Source code of charts:
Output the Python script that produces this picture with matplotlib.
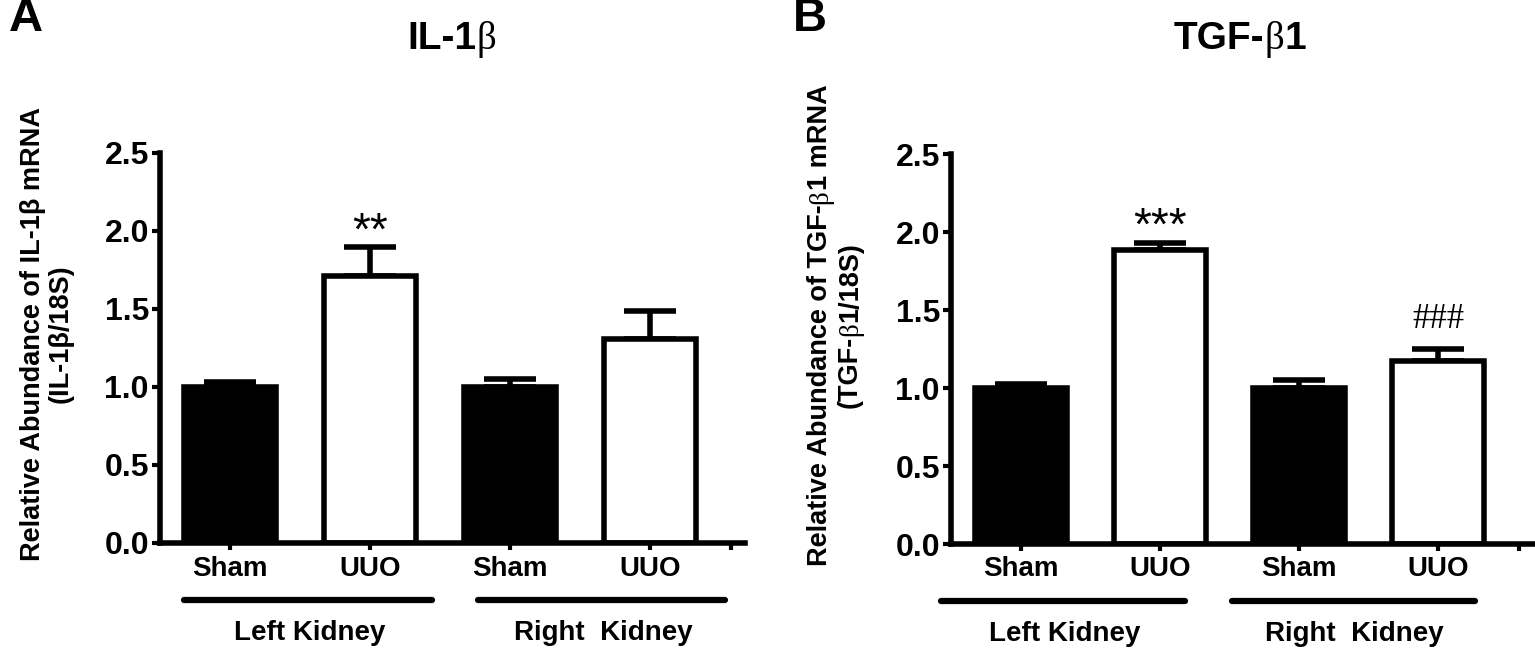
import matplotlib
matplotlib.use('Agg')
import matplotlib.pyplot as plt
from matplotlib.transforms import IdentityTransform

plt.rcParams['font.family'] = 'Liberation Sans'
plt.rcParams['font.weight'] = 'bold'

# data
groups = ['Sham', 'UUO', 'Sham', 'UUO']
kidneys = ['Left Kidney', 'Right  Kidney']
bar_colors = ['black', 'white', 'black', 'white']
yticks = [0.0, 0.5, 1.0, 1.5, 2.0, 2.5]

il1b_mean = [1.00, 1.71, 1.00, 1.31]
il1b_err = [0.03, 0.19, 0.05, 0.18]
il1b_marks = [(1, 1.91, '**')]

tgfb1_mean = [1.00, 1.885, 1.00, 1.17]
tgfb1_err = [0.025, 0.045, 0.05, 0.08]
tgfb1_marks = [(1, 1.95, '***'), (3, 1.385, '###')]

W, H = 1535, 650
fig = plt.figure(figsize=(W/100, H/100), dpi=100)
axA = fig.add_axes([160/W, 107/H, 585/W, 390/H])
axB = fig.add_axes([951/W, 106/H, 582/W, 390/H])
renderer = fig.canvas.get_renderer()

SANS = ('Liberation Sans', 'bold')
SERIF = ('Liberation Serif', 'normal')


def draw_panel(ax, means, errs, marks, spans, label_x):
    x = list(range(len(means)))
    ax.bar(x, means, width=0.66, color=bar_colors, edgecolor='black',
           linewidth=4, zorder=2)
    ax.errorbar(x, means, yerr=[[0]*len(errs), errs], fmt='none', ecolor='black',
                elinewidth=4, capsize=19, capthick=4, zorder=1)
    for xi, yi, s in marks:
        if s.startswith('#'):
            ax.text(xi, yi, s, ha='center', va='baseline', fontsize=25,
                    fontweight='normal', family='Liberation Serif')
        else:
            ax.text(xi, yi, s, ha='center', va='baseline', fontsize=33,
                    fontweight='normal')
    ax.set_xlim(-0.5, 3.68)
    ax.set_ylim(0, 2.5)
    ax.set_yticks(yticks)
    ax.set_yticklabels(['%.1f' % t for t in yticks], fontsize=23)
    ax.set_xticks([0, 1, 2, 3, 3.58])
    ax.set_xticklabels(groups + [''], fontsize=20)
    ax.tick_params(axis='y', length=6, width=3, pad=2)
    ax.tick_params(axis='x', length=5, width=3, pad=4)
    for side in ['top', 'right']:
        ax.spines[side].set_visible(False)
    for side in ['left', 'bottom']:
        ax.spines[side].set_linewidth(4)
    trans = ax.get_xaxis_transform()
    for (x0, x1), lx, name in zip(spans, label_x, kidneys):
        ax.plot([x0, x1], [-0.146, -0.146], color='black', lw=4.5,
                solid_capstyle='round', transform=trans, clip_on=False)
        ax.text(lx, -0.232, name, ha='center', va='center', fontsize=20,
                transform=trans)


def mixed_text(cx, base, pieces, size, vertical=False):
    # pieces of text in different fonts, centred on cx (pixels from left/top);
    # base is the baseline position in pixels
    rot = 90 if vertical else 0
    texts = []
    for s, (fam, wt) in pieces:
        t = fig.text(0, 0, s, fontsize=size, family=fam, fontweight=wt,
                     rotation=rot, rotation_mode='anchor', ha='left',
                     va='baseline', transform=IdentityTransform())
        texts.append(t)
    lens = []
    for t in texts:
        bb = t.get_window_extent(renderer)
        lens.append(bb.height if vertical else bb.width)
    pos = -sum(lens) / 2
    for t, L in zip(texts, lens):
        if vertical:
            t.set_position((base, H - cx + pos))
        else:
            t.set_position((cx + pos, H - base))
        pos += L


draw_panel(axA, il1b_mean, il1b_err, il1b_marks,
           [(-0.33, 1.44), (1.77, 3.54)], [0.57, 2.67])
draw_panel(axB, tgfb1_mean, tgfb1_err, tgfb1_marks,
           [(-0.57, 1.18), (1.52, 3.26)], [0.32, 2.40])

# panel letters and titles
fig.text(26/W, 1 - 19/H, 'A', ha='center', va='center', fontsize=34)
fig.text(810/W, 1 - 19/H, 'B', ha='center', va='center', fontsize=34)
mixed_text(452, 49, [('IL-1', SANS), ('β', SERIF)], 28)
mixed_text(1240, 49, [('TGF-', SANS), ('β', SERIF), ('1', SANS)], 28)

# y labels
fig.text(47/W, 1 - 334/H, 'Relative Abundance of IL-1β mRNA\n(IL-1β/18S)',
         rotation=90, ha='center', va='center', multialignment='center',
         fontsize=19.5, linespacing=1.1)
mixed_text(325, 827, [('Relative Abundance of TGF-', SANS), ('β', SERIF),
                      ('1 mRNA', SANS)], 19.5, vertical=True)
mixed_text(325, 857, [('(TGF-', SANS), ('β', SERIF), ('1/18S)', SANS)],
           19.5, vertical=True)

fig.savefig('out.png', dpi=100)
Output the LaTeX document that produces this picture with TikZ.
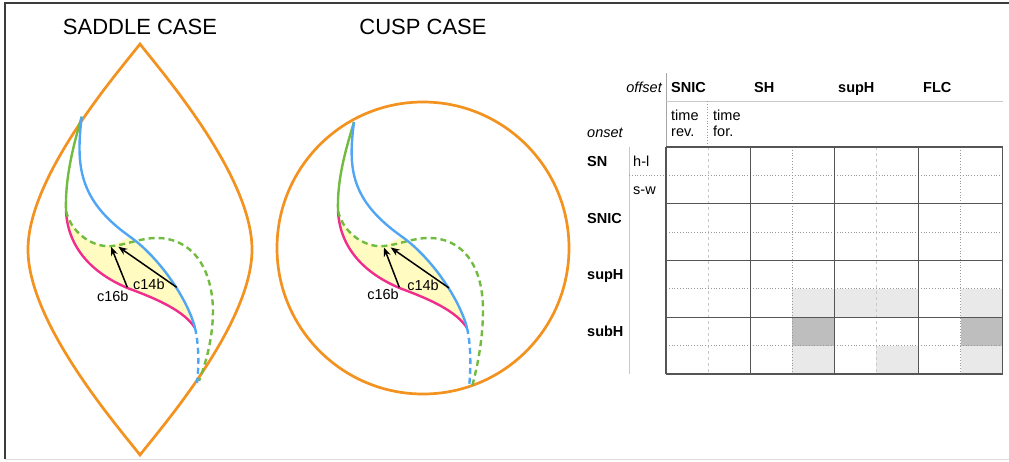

_GIVEN REQUEST_
Transcribe each line above verbatim, with the pictures left out.

_ANSWER TO THIS PROBLEM_
Output the Python script that produces this picture with matplotlib.
import matplotlib
matplotlib.use('Agg')
import matplotlib.pyplot as plt
from matplotlib.transforms import IdentityTransform

plt.rcParams['font.family'] = 'Liberation Sans'
plt.rcParams['font.weight'] = 'bold'

# data
groups = ['Sham', 'UUO', 'Sham', 'UUO']
kidneys = ['Left Kidney', 'Right  Kidney']
bar_colors = ['black', 'white', 'black', 'white']
yticks = [0.0, 0.5, 1.0, 1.5, 2.0, 2.5]

il1b_mean = [1.00, 1.71, 1.00, 1.31]
il1b_err = [0.03, 0.19, 0.05, 0.18]
il1b_marks = [(1, 1.91, '**')]

tgfb1_mean = [1.00, 1.885, 1.00, 1.17]
tgfb1_err = [0.025, 0.045, 0.05, 0.08]
tgfb1_marks = [(1, 1.95, '***'), (3, 1.385, '###')]

W, H = 1535, 650
fig = plt.figure(figsize=(W/100, H/100), dpi=100)
axA = fig.add_axes([160/W, 107/H, 585/W, 390/H])
axB = fig.add_axes([951/W, 106/H, 582/W, 390/H])
renderer = fig.canvas.get_renderer()

SANS = ('Liberation Sans', 'bold')
SERIF = ('Liberation Serif', 'normal')


def draw_panel(ax, means, errs, marks, spans, label_x):
    x = list(range(len(means)))
    ax.bar(x, means, width=0.66, color=bar_colors, edgecolor='black',
           linewidth=4, zorder=2)
    ax.errorbar(x, means, yerr=[[0]*len(errs), errs], fmt='none', ecolor='black',
                elinewidth=4, capsize=19, capthick=4, zorder=1)
    for xi, yi, s in marks:
        if s.startswith('#'):
            ax.text(xi, yi, s, ha='center', va='baseline', fontsize=25,
                    fontweight='normal', family='Liberation Serif')
        else:
            ax.text(xi, yi, s, ha='center', va='baseline', fontsize=33,
                    fontweight='normal')
    ax.set_xlim(-0.5, 3.68)
    ax.set_ylim(0, 2.5)
    ax.set_yticks(yticks)
    ax.set_yticklabels(['%.1f' % t for t in yticks], fontsize=23)
    ax.set_xticks([0, 1, 2, 3, 3.58])
    ax.set_xticklabels(groups + [''], fontsize=20)
    ax.tick_params(axis='y', length=6, width=3, pad=2)
    ax.tick_params(axis='x', length=5, width=3, pad=4)
    for side in ['top', 'right']:
        ax.spines[side].set_visible(False)
    for side in ['left', 'bottom']:
        ax.spines[side].set_linewidth(4)
    trans = ax.get_xaxis_transform()
    for (x0, x1), lx, name in zip(spans, label_x, kidneys):
        ax.plot([x0, x1], [-0.146, -0.146], color='black', lw=4.5,
                solid_capstyle='round', transform=trans, clip_on=False)
        ax.text(lx, -0.232, name, ha='center', va='center', fontsize=20,
                transform=trans)


def mixed_text(cx, base, pieces, size, vertical=False):
    # pieces of text in different fonts, centred on cx (pixels from left/top);
    # base is the baseline position in pixels
    rot = 90 if vertical else 0
    texts = []
    for s, (fam, wt) in pieces:
        t = fig.text(0, 0, s, fontsize=size, family=fam, fontweight=wt,
                     rotation=rot, rotation_mode='anchor', ha='left',
                     va='baseline', transform=IdentityTransform())
        texts.append(t)
    lens = []
    for t in texts:
        bb = t.get_window_extent(renderer)
        lens.append(bb.height if vertical else bb.width)
    pos = -sum(lens) / 2
    for t, L in zip(texts, lens):
        if vertical:
            t.set_position((base, H - cx + pos))
        else:
            t.set_position((cx + pos, H - base))
        pos += L


draw_panel(axA, il1b_mean, il1b_err, il1b_marks,
           [(-0.33, 1.44), (1.77, 3.54)], [0.57, 2.67])
draw_panel(axB, tgfb1_mean, tgfb1_err, tgfb1_marks,
           [(-0.57, 1.18), (1.52, 3.26)], [0.32, 2.40])

# panel letters and titles
fig.text(26/W, 1 - 19/H, 'A', ha='center', va='center', fontsize=34)
fig.text(810/W, 1 - 19/H, 'B', ha='center', va='center', fontsize=34)
mixed_text(452, 49, [('IL-1', SANS), ('β', SERIF)], 28)
mixed_text(1240, 49, [('TGF-', SANS), ('β', SERIF), ('1', SANS)], 28)

# y labels
fig.text(47/W, 1 - 334/H, 'Relative Abundance of IL-1β mRNA\n(IL-1β/18S)',
         rotation=90, ha='center', va='center', multialignment='center',
         fontsize=19.5, linespacing=1.1)
mixed_text(325, 827, [('Relative Abundance of TGF-', SANS), ('β', SERIF),
                      ('1 mRNA', SANS)], 19.5, vertical=True)
mixed_text(325, 857, [('(TGF-', SANS), ('β', SERIF), ('1/18S)', SANS)],
           19.5, vertical=True)

fig.savefig('out.png', dpi=100)
Output the LaTeX document that produces this picture with TikZ.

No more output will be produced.